Can Cops Peek Inside Your Windows & Jiggle Your Door? Case Going Fwd Against Spokane Cops who Terrorized Latino Man
Cops Argued Argue They Have the Right to Peek Inside Your Windows and Jiggle Your Door. From [HERE] and [HERE] A Latino man pulled from his home and arrested at gunpoint after two Spokane County Sheriff’s deputies went to the wrong address achieved a partial victory this week when a federal judge ruled that the deputies violated his Fourth Amendment seizure rights and used excessive force.
Conner Griffith-Guerrero filed a federal civil lawsuit against Deputy Robert Brooke, Deputy Evan Logan and Spokane County in 2015, two years after the incident at his home on North Five Mile Road. Both sides filed summary judgment requests and this week U.S. District Court Judge Thomas O. Rice ruled that a portion of each request would be granted.
On Dec. 13, 2013, a resident on North Five Mile Road called 911 to report that there was a suspicious car parked at his neighbor’s house and his neighbor was in Arizona for the winter. He provided the address to the house, but deputies couldn’t find the house and instead went to another home. They drew their guns and walked around the house, testing doors and shining their flashlights in windows, according to court documents.
Griffith-Guerrero was in the basement watching television when he saw the flashlights shining in. He said he was afraid he was about to be burglarized so he went upstairs and hit the front door to let whoever was outside know that someone was home, the lawsuit said. He went outside to look and saw someone with a gun. He screamed and ran into the house.
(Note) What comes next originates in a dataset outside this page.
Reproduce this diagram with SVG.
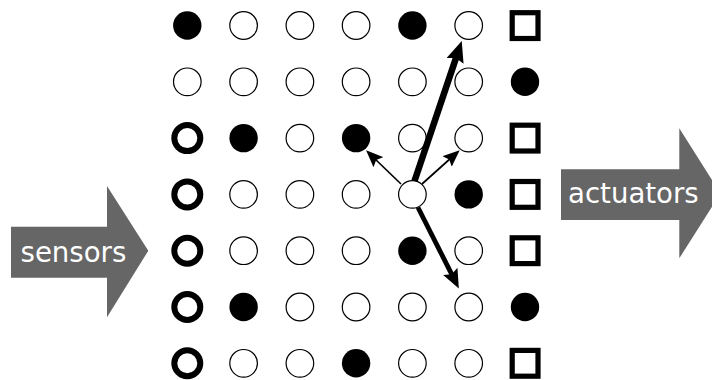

Brooke then identified himself and Griffith-Guerrero opened the door and was ordered outside the home and orderered toget on his knees and then he was handcuffed. He said that one of the deputies was pointing a gun at him the whole time, but the deputy testified in a deposition that he was merely holding his gun in the “low ready” position.
The deputies put him in handcuffs at gunpoint, according to court documents.
Eventually they let him go when they see that the address on his ID matches the address of the house that they just pulled him out of.
After it was determined that Griffith-Guerrero lived there, Brooke reportedly told him “You’re lucky I didn’t (expletive) shoot you,” the lawsuit said.
According to court documents, Brooke received a “shift counseling,” described as the lowest level of discipline, for going to the wrong address.
The incident occurred after a man called 911 to report a "suspicious" vehicle in his neighbor's driveway. The vehicle was suspicious because the homeowner was in Arizona for the winter, the man told 911 dispatchers, according to court documents.
The vehicle left before deputies Logan and Brooke arrived. But when they did pull up, they confirmed with dispatch the address where the suspicious vehicle was parked. Problem was, they couldn't find the house. They assumed the caller was mistaken, and, seeing tire tracks in Griffith-Guerrero's driveway, silently surrounded his home.
They didn't bother to call the man who reported the suspicious vehicle, or knock on his door.
In court, the deputies argue that they have the right to peek inside your windows and jiggle your door handles under the "community caretaking" exception to a search warrant.
Heather Yakely, the attorney representing Spokane County and the deputies, argued that the deputies had reasonable suspicion to approach the house and detain Griffith-Guerrero. The deputies were checking for signs of a burglary and Yakely argued there was no violation of the Fourth Amendment because deputies never crossed the threshold into the house.
Rice said the deputies did have the right to check the home for signs of a break-in, but ruled the deputies committed a warrantless seizure and used excessive force. “Searches and seizures inside a home without a warrant are presumptively unreasonable,” he wrote. “It does not matter that the officers did not actually enter the house to make the arrest.
“Ordering plaintiff out of his home is a categorical violation of his Fourth Amendment rights – whether it is called a temporary detention or an arrest, it was a seizure.”
Rice wrote that he found the defense’s arguments that the deputies did not use excessive force “unconvincing.”
“Pointing guns at plaintiff, ordering him out of his home at night and onto his knees in his own front yard to handcuff him was objectively unreasonable under the circumstances,” Rice wrote.
Rice did agree with Yakely on another issue. He ordered Spokane County dismissed from the lawsuit because Griffith-Guerrero didn’t show that there was a “pattern or practice of officers conducting illegal warrantless searches.”
Rice ruled that Griffith-Guerrero’s claims of assault and battery, false arrest and imprisonment and negligence in the lawsuit can be pursued.